Timur Vermes, “The Hungry and the Fat”
The broadcaster has pretty much freed up the whole schedule for him that day. The Grand Prix has been booted off and they’ve given him the evening slot, 8.15pm., when they usually put on a Hollywood blockbuster. To transmit the showdown. Hundreds of thousands of migrants marching live to the Turkish border, with nobody knowing how the guards are going to react. The most appealing refugees at the front, women and children, with no certainty they’ll survive the evening. It’ll be the most exciting news broadcast since the fall of the Berlin Wall, with one of Germany’s most beautiful women as its star. A dozen teams of drones, pictures from every angle, a hundred refugees wired up to cameras and transmitters, images from right next to the fence, even if shots are fired.
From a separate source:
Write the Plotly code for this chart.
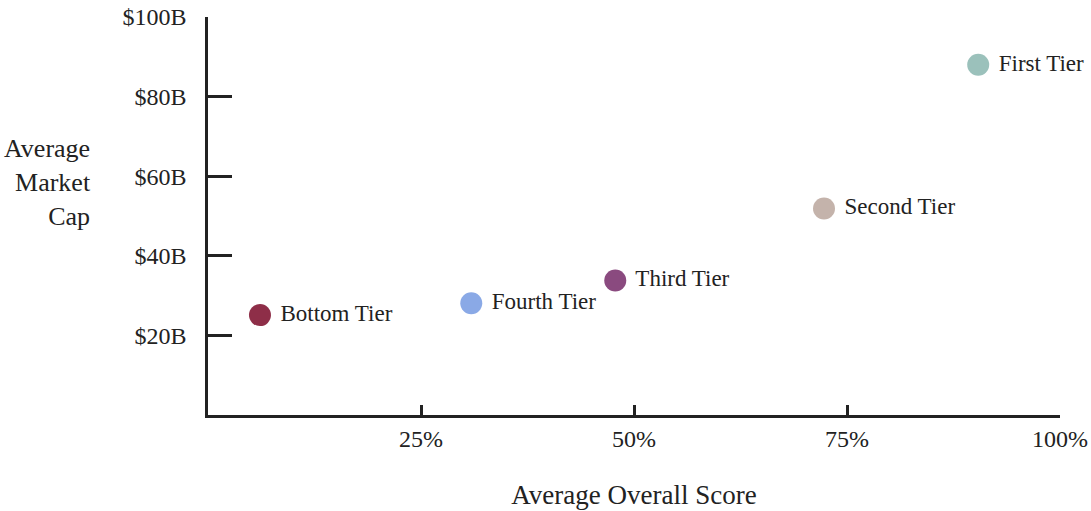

“Just picture it,” Sensenbrink said to the small gathering of top executives. “The Turks shoot, we check the images in the production control room and you get it all: the flinching, the fear, the panic. These brave people can’t go away and don’t want to, we see it, we hear the original sound, then camera 52 wobbles, the director notices and immediately switches, but camera 52 goes down, two more shots and there’s slight movement to begin with. And then” — Sensenbrink paused briefly –“then …nada. And we see an unchanging picture from ground level. A little crooked, a final movement …then…it remains static.”
Nobody stirred. Fifteen or twenty seconds of silence before Karrner said, half in jest, “Maybe it just fell over.”
To which Sensenbrink calmly replied, “Yes, maybe.”
At that moment he had Sunday in the bag. Five hours of live broadcasting. And open-ended too.
Timur Vermes second novel The Hungry and the Fat is as to be expected, excellent satire. It has been translated from German into English by Jamie Bulloch. The bare outline of the story is a model and star presenter, Nadeche Hackenbrunch, decides to shoot reality TV from a refugee camp in Africa. The ratings begin to go north rapidly. The programme is extended by fifteen minutes to accommodate all the commercials so as not to seem to insensitive of broadcasting an infocommericial with a few snippets of refugees thrown in. To keep the audience engaged, the TV crew, encouraged by their interpreter, Lionel, decide to film in real time a refugee march to Germany. It begins to erupt in ways more extraordinary than ever suspected by any of the participants. In short, it becomes an international incident.
The Hungry and the Fat is satire at its best. If the aim of satire is to put the spotlight on society’s attitudes towars refugees and the complicated situations it can give rise to, then this novel does it remarkably well. It is not very easy to read as the line dividing fiction and reality is barely discernible. What is the truth? What is manipulated? What is reality television? Is it humane to be milking such misery, poverty and hunger for the sake of commercial TV? Even when the story proceeds beyond the tragic march, the stories of the individuals like Nadine, attain a proportion that is unexpected. Without giving away too much of the plot, suffice it to say it is ironic that she achieves the levels of recognition she yearned for but could not experience. And this is the cruelty of reality television of making heroes of individuals rather than focusing on the more problematic issues at stake of humanity, breakdown of socio-political and economic systems and the lack of governance to create such horrific manmade tragedies. While Timur Vermes can easily be reckoned to be the modern master of satire, his second novel is not exactly in the same league as his debut Look Who’s Back (2014) which sold more than a million copies in German. Nevertheless, The Hungry and the Fat has plenty to mull over. It is an unsettling but essential read.